BEGIN AVAILABLE DATA

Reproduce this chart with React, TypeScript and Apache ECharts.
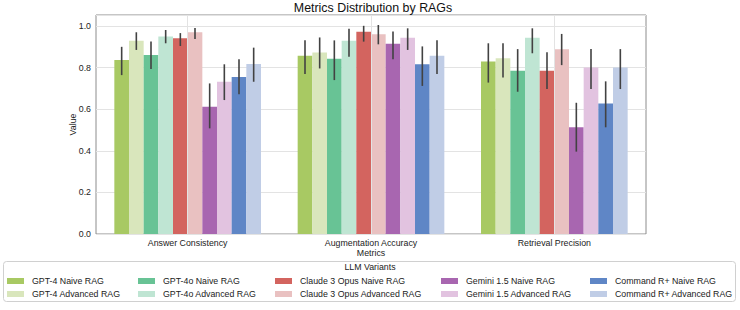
import React, { useEffect, useRef } from "react";
import * as echarts from "echarts";

const categories = ["Answer Consistency", "Augmentation Accuracy", "Retrieval Precision"];
const seriesNames = [
  "GPT-4 Naive RAG",
  "GPT-4 Advanced RAG",
  "GPT-4o Naive RAG",
  "GPT-4o Advanced RAG",
  "Claude 3 Opus Naive RAG",
  "Claude 3 Opus Advanced RAG",
  "Gemini 1.5 Naive RAG",
  "Gemini 1.5 Advanced RAG",
  "Command R+ Naive RAG",
  "Command R+ Advanced RAG",
];
const colors = [
  "#a8c963", "#d9e6bc", "#68c395", "#bfe5d3", "#d3645f",
  "#e9c1c1", "#a866b0", "#e2c3e0", "#5f86c6", "#c0cde6",
];
// mean values per series: [Answer Consistency, Augmentation Accuracy, Retrieval Precision]
const means = [
  [0.837, 0.857, 0.829],
  [0.929, 0.873, 0.845],
  [0.861, 0.843, 0.785],
  [0.950, 0.929, 0.944],
  [0.941, 0.973, 0.785],
  [0.970, 0.960, 0.888],
  [0.612, 0.915, 0.513],
  [0.732, 0.944, 0.800],
  [0.755, 0.816, 0.628],
  [0.817, 0.857, 0.800],
];
const errLow = [
  [0.764, 0.769, 0.728],
  [0.885, 0.796, 0.753],
  [0.793, 0.740, 0.684],
  [0.917, 0.852, 0.869],
  [0.904, 0.925, 0.697],
  [0.938, 0.912, 0.812],
  [0.508, 0.840, 0.396],
  [0.644, 0.885, 0.697],
  [0.672, 0.712, 0.513],
  [0.732, 0.769, 0.697],
];
const errHigh = [
  [0.900, 0.931, 0.917],
  [0.970, 0.945, 0.917],
  [0.925, 0.931, 0.889],
  [0.981, 0.987, 0.989],
  [0.966, 1.001, 0.874],
  [0.990, 1.005, 0.962],
  [0.724, 0.974, 0.631],
  [0.816, 0.989, 0.889],
  [0.840, 0.902, 0.734],
  [0.896, 0.931, 0.889],
];
const yTicks = [0, 0.2, 0.4, 0.6, 0.8, 1.0];
const titleText = "Metrics Distribution by RAGs";
const legendTitle = "LLM Variants";

const FONT = "Liberation Sans, Arial, sans-serif";
const FS = 8.8;

export default function App() {
  const ref = useRef<HTMLDivElement>(null);
  useEffect(() => {
    if (!ref.current) return;
    document.body.style.margin = "0";
    const chart = echarts.init(ref.current, undefined, { renderer: "svg" });
    const nS = seriesNames.length;

    const barSeries = seriesNames.map((name, i) => ({
      name,
      type: "bar",
      data: means[i],
      itemStyle: { color: colors[i] },
      barGap: "0%",
      barCategoryGap: "20%",
      z: 2,
    }));

    const errData: number[][] = [];
    for (let i = 0; i < nS; i++) {
      for (let c = 0; c < categories.length; c++) {
        errData.push([c, i, errLow[i][c], errHigh[i][c]]);
      }
    }

    const errSeries = {
      type: "custom",
      name: "err",
      z: 5,
      silent: true,
      data: errData,
      encode: { x: 0, y: [2, 3] },
      renderItem: (params: any, api: any) => {
        const c = api.value(0);
        const i = api.value(1);
        const lo = api.coord([c, api.value(2)]);
        const hi = api.coord([c, api.value(3)]);
        const catW = api.size([1, 0])[0];
        const bw = (catW * 0.8) / nS;
        const x = lo[0] + (i - (nS - 1) / 2) * bw;
        return {
          type: "line",
          shape: { x1: x, y1: lo[1], x2: x, y2: hi[1] },
          style: { stroke: "#424242", lineWidth: 1.6 },
        };
      },
    };

    const gridLineSeries = {
      type: "line",
      name: "vgrid",
      data: [],
      z: 1,
      silent: true,
      markLine: {
        silent: true,
        symbol: "none",
        label: { show: false },
        lineStyle: { color: "#e3e3e3", type: "solid", width: 1 },
        data: categories.map((c) => ({ xAxis: c })),
      },
    };

    const colX = [7, 138, 275, 441, 590];
    const legends = colX.map((x, k) => ({
      orient: "vertical",
      left: x,
      top: 275.5,
      itemWidth: 17,
      itemHeight: 6,
      itemGap: 2,
      icon: "rect",
      selectedMode: false,
      z: 10,
      data: [seriesNames[2 * k], seriesNames[2 * k + 1]],
      textStyle: { fontFamily: FONT, fontSize: FS, color: "#222", lineHeight: 11, padding: [0, 0, 0, 3] },
      padding: 0,
    }));

    chart.setOption({
      animation: false,
      textStyle: { fontFamily: FONT },
      grid: {
        left: 96,
        right: 94,
        top: 15,
        bottom: 76,
        show: true,
        borderColor: "#8c8c8c",
        borderWidth: 1,
        backgroundColor: "transparent",
      },
      xAxis: {
        type: "category",
        data: categories,
        axisTick: { show: false },
        axisLine: { show: false },
        axisLabel: { fontFamily: FONT, fontSize: FS, color: "#222", margin: 4 },
        splitLine: { show: false },
        name: "Metrics",
        nameLocation: "middle",
        nameGap: 14,
        nameMoveOverlap: false,
        nameTextStyle: { fontFamily: FONT, fontSize: FS, color: "#222" },
      },
      yAxis: {
        type: "value",
        min: 0,
        max: 1.053,
        interval: 0.2,
        axisLine: { show: false },
        axisTick: { show: false },
        axisLabel: {
          fontFamily: FONT,
          fontSize: FS,
          color: "#222",
          margin: 5,
          formatter: (v: number) =>
            yTicks.some((t) => Math.abs(t - v) < 1e-6) ? v.toFixed(1) : "",
        },
        splitLine: { lineStyle: { color: "#e3e3e3", width: 1 } },
        name: "Value",
        nameLocation: "middle",
        nameGap: 19,
        nameMoveOverlap: false,
        nameTextStyle: { fontFamily: FONT, fontSize: FS, color: "#222" },
      },
      legend: legends,
      graphic: [
        {
          type: "text",
          z: 20,
          x: 373,
          y: 7.8,
          style: {
            text: titleText,
            fontFamily: FONT,
            fontSize: 12.4,
            fill: "#111",
            textAlign: "center",
            textVerticalAlign: "middle",
          },
        },
        {
          type: "rect",
          z: 0,
          shape: { x: 3.5, y: 261.5, width: 732, height: 40, r: 3 },
          style: { fill: "#fff", stroke: "#d0d0d0", lineWidth: 1 },
        },
        {
          type: "text",
          z: 1,
          x: 370,
          y: 267,
          style: {
            text: legendTitle,
            fontFamily: FONT,
            fontSize: FS,
            fill: "#222",
            textAlign: "center",
            textVerticalAlign: "middle",
          },
        },
      ],
      series: [gridLineSeries, ...barSeries, errSeries],
    });
    return () => chart.dispose();
  }, []);
  return <div ref={ref} style={{ width: 740, height: 310 }} />;
}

END AVAILABLE DATA

[WHAT IS BEING ASKED]:
Where a line above holds the string "React", show that line.

[TASK SOLUTION]:
Reproduce this chart with React, TypeScript and Apache ECharts.
import React, { useEffect, useRef } from "react";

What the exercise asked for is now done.